Considering only at the changes in the last few weeks, the biggest change recently has been to the Alt-Tab dialog; Jon McCann and Jeremy Perry (one of the designers here at Red Hat) came up with some ideas about how the Alt-Tab could better integrate with the way we group windows by application in the Activities Overview, and Dan Winship did a lot of work to make those ideas into something we could try out. Steve Frécinaux also jumped in more recently to help out with this.

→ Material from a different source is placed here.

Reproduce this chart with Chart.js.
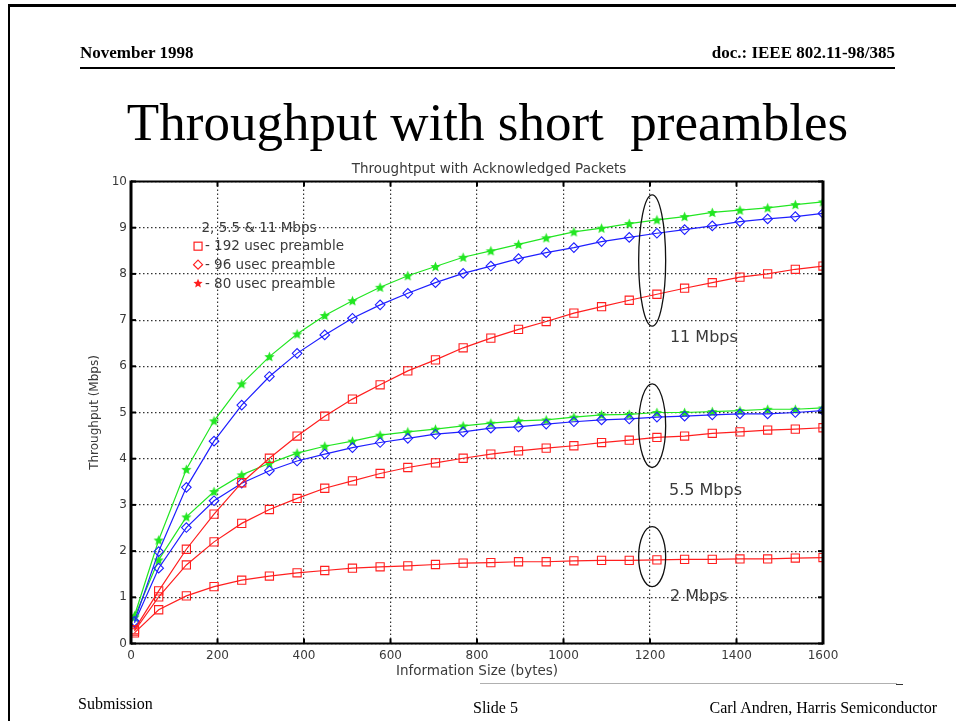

Jon’s going to describe the design ideas involved in more detail soon, so save your ideas for improvement for his post, but here’s a quick screenshot to whet your appetite:
The other big recent change isn’t so screenshot-able, but Colin and I took some interesting parts of the NBTK library from Moblin and imported it into GNOME Shell as ST (the Shell Toolkit). (We’re still cooperating closely with Moblin on the work; the rename is just to keep things non-confusing.) We get several nice things from this: scrolling, better layout capabilities, but the big change is the ability to use CSS for styling. NBTK already had a good start on this, and I then merged in some work I did last year for hippo-canvas to get extra capabilities like CSS styling of borders and fonts. This is really intended to make development easier – so we don’t have to have all sorts of hardcoded fonts, colors, and pixel sizes in the code, but also should provide a good entry point for artists to work on alternate appearances for the shell.
Oh, and I quickly used ST to hack up a drop-down calendar when you click on the clock. So you can finally find out what day of the month it is in GNOME Shell without having to run ‘cal’ in a terminal.
We hope people will try it out, and see how it works for them in practice; packages will be in Fedora rawhide shortly and the JHBuild I mentioned above really is easy to get going on any recent Linux distribution if you aren’t running something quite so up-to-date. If you are in the Boston area, come to the GNOME Summit this weekend. All the developers working at Red Hat on the shell will be there, and hopefully a few other shell developers as well. You can see the shell in action, talk to us, and just in case you are having trouble getting it compiling, we’ll help you with that too.